▶ [DATA SECTION]:
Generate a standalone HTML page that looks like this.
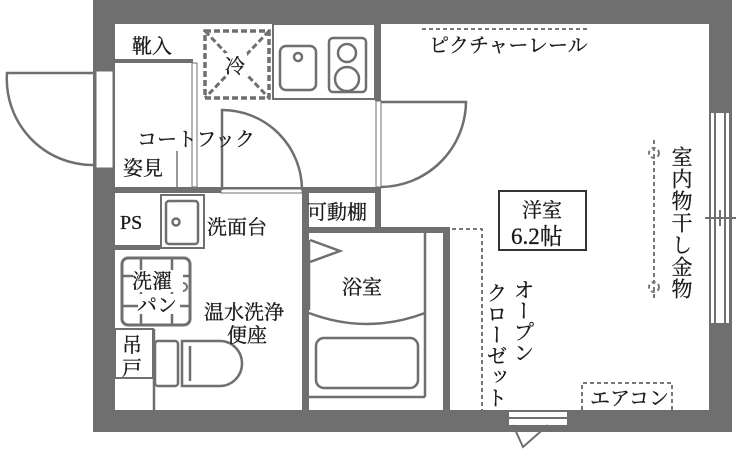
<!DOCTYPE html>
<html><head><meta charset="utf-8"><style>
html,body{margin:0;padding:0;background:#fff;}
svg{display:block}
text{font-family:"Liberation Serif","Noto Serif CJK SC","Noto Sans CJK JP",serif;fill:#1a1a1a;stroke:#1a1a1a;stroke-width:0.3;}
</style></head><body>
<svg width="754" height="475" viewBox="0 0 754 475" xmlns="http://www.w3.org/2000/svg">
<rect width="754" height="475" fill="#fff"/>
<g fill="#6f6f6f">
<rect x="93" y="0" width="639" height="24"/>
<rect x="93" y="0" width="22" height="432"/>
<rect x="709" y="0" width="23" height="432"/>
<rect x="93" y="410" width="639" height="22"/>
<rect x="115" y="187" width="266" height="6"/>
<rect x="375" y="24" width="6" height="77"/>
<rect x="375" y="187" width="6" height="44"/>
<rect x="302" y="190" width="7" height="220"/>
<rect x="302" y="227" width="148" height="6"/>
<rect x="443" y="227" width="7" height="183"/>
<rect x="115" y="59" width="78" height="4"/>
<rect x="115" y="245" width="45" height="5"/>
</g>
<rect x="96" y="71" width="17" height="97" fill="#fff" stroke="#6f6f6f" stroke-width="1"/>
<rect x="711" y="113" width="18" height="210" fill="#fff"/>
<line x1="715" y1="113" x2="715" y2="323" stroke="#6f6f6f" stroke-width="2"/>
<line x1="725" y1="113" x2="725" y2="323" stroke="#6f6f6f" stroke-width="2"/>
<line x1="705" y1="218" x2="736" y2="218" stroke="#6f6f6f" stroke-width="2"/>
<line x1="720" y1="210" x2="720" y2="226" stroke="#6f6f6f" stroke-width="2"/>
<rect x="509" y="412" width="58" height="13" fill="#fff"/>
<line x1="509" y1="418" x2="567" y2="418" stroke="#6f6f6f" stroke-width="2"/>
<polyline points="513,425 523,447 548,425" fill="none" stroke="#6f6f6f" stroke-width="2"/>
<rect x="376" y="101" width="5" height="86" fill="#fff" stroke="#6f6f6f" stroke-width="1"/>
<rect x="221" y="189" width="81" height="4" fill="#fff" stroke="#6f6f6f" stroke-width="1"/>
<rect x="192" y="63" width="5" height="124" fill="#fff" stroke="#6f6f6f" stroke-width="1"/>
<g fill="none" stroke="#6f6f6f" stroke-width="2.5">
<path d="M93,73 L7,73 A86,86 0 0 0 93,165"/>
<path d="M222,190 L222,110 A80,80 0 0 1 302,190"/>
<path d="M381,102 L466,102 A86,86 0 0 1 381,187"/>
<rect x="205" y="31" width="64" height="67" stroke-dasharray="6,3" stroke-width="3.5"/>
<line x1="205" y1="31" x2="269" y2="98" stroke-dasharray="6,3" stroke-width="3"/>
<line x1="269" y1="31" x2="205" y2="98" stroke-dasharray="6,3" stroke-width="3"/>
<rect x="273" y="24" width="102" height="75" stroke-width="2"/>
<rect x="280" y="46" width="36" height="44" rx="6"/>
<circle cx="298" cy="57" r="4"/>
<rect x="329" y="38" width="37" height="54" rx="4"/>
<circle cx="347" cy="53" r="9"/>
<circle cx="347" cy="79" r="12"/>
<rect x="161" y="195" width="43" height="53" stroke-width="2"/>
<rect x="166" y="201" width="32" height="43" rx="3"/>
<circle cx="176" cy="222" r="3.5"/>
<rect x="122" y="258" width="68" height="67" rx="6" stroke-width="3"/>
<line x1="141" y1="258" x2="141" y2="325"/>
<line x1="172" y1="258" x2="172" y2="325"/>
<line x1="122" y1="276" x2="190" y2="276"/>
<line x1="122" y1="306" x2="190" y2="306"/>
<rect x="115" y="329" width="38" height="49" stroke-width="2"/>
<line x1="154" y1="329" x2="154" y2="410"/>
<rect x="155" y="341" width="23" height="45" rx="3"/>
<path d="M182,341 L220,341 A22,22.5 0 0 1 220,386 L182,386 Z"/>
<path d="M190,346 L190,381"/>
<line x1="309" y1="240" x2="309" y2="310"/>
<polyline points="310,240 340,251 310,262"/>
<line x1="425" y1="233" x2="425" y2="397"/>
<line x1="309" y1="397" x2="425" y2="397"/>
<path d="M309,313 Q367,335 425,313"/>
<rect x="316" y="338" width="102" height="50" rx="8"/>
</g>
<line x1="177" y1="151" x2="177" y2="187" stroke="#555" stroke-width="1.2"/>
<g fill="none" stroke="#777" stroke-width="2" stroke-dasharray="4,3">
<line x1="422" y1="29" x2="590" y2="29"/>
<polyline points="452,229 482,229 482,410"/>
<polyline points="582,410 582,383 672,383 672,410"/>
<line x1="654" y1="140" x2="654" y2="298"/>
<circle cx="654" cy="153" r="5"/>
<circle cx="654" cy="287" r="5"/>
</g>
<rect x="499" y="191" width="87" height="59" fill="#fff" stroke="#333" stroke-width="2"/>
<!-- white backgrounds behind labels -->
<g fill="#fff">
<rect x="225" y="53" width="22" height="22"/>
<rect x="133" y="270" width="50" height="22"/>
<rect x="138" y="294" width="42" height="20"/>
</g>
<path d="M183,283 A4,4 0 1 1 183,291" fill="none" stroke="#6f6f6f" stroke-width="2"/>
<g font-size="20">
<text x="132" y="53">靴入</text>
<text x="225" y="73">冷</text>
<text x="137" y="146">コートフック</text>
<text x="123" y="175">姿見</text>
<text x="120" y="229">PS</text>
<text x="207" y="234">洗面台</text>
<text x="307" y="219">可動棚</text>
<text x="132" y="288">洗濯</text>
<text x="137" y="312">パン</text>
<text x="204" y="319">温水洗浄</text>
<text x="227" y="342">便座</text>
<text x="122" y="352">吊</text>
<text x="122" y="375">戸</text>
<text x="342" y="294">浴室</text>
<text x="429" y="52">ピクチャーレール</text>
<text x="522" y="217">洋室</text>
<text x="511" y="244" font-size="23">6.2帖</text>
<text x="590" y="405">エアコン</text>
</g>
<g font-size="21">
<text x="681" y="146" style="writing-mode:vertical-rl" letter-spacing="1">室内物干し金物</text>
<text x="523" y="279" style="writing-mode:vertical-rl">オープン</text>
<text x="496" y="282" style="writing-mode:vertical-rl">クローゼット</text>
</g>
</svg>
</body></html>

▶ [EXERCISE DESCRIPTION]:
Reproduce all of the material above word for word. Omit the pictures.

▶ [RESPONSE TO THE TASK]:
Generate a standalone HTML page that looks like this.
<!DOCTYPE html>
<html><head><meta charset="utf-8"><style>
html,body{margin:0;padding:0;background:#fff;}
svg{display:block}
text{font-family:"Liberation Serif","Noto Serif CJK SC","Noto Sans CJK JP",serif;fill:#1a1a1a;stroke:#1a1a1a;stroke-width:0.3;}
</style></head><body>
<svg width="754" height="475" viewBox="0 0 754 475" xmlns="http://www.w3.org/2000/svg">
<rect width="754" height="475" fill="#fff"/>
<g fill="#6f6f6f">
<rect x="93" y="0" width="639" height="24"/>
<rect x="93" y="0" width="22" height="432"/>
<rect x="709" y="0" width="23" height="432"/>
<rect x="93" y="410" width="639" height="22"/>
<rect x="115" y="187" width="266" height="6"/>
<rect x="375" y="24" width="6" height="77"/>
<rect x="375" y="187" width="6" height="44"/>
<rect x="302" y="190" width="7" height="220"/>
<rect x="302" y="227" width="148" height="6"/>
<rect x="443" y="227" width="7" height="183"/>
<rect x="115" y="59" width="78" height="4"/>
<rect x="115" y="245" width="45" height="5"/>
</g>
<rect x="96" y="71" width="17" height="97" fill="#fff" stroke="#6f6f6f" stroke-width="1"/>
<rect x="711" y="113" width="18" height="210" fill="#fff"/>
<line x1="715" y1="113" x2="715" y2="323" stroke="#6f6f6f" stroke-width="2"/>
<line x1="725" y1="113" x2="725" y2="323" stroke="#6f6f6f" stroke-width="2"/>
<line x1="705" y1="218" x2="736" y2="218" stroke="#6f6f6f" stroke-width="2"/>
<line x1="720" y1="210" x2="720" y2="226" stroke="#6f6f6f" stroke-width="2"/>
<rect x="509" y="412" width="58" height="13" fill="#fff"/>
<line x1="509" y1="418" x2="567" y2="418" stroke="#6f6f6f" stroke-width="2"/>
<polyline points="513,425 523,447 548,425" fill="none" stroke="#6f6f6f" stroke-width="2"/>
<rect x="376" y="101" width="5" height="86" fill="#fff" stroke="#6f6f6f" stroke-width="1"/>
<rect x="221" y="189" width="81" height="4" fill="#fff" stroke="#6f6f6f" stroke-width="1"/>
<rect x="192" y="63" width="5" height="124" fill="#fff" stroke="#6f6f6f" stroke-width="1"/>
<g fill="none" stroke="#6f6f6f" stroke-width="2.5">
<path d="M93,73 L7,73 A86,86 0 0 0 93,165"/>
<path d="M222,190 L222,110 A80,80 0 0 1 302,190"/>
<path d="M381,102 L466,102 A86,86 0 0 1 381,187"/>
<rect x="205" y="31" width="64" height="67" stroke-dasharray="6,3" stroke-width="3.5"/>
<line x1="205" y1="31" x2="269" y2="98" stroke-dasharray="6,3" stroke-width="3"/>
<line x1="269" y1="31" x2="205" y2="98" stroke-dasharray="6,3" stroke-width="3"/>
<rect x="273" y="24" width="102" height="75" stroke-width="2"/>
<rect x="280" y="46" width="36" height="44" rx="6"/>
<circle cx="298" cy="57" r="4"/>
<rect x="329" y="38" width="37" height="54" rx="4"/>
<circle cx="347" cy="53" r="9"/>
<circle cx="347" cy="79" r="12"/>
<rect x="161" y="195" width="43" height="53" stroke-width="2"/>
<rect x="166" y="201" width="32" height="43" rx="3"/>
<circle cx="176" cy="222" r="3.5"/>
<rect x="122" y="258" width="68" height="67" rx="6" stroke-width="3"/>
<line x1="141" y1="258" x2="141" y2="325"/>
<line x1="172" y1="258" x2="172" y2="325"/>
<line x1="122" y1="276" x2="190" y2="276"/>
<line x1="122" y1="306" x2="190" y2="306"/>
<rect x="115" y="329" width="38" height="49" stroke-width="2"/>
<line x1="154" y1="329" x2="154" y2="410"/>
<rect x="155" y="341" width="23" height="45" rx="3"/>
<path d="M182,341 L220,341 A22,22.5 0 0 1 220,386 L182,386 Z"/>
<path d="M190,346 L190,381"/>
<line x1="309" y1="240" x2="309" y2="310"/>
<polyline points="310,240 340,251 310,262"/>
<line x1="425" y1="233" x2="425" y2="397"/>
<line x1="309" y1="397" x2="425" y2="397"/>
<path d="M309,313 Q367,335 425,313"/>
<rect x="316" y="338" width="102" height="50" rx="8"/>
</g>
<line x1="177" y1="151" x2="177" y2="187" stroke="#555" stroke-width="1.2"/>
<g fill="none" stroke="#777" stroke-width="2" stroke-dasharray="4,3">
<line x1="422" y1="29" x2="590" y2="29"/>
<polyline points="452,229 482,229 482,410"/>
<polyline points="582,410 582,383 672,383 672,410"/>
<line x1="654" y1="140" x2="654" y2="298"/>
<circle cx="654" cy="153" r="5"/>
<circle cx="654" cy="287" r="5"/>
</g>
<rect x="499" y="191" width="87" height="59" fill="#fff" stroke="#333" stroke-width="2"/>
<!-- white backgrounds behind labels -->
<g fill="#fff">
<rect x="225" y="53" width="22" height="22"/>
<rect x="133" y="270" width="50" height="22"/>
<rect x="138" y="294" width="42" height="20"/>
</g>
<path d="M183,283 A4,4 0 1 1 183,291" fill="none" stroke="#6f6f6f" stroke-width="2"/>
<g font-size="20">
<text x="132" y="53">靴入</text>
<text x="225" y="73">冷</text>
<text x="137" y="146">コートフック</text>
<text x="123" y="175">姿見</text>
<text x="120" y="229">PS</text>
<text x="207" y="234">洗面台</text>
<text x="307" y="219">可動棚</text>
<text x="132" y="288">洗濯</text>
<text x="137" y="312">パン</text>
<text x="204" y="319">温水洗浄</text>
<text x="227" y="342">便座</text>
<text x="122" y="352">吊</text>
<text x="122" y="375">戸</text>
<text x="342" y="294">浴室</text>
<text x="429" y="52">ピクチャーレール</text>
<text x="522" y="217">洋室</text>
<text x="511" y="244" font-size="23">6.2帖</text>
<text x="590" y="405">エアコン</text>
</g>
<g font-size="21">
<text x="681" y="146" style="writing-mode:vertical-rl" letter-spacing="1">室内物干し金物</text>
<text x="523" y="279" style="writing-mode:vertical-rl">オープン</text>
<text x="496" y="282" style="writing-mode:vertical-rl">クローゼット</text>
</g>
</svg>
</body></html>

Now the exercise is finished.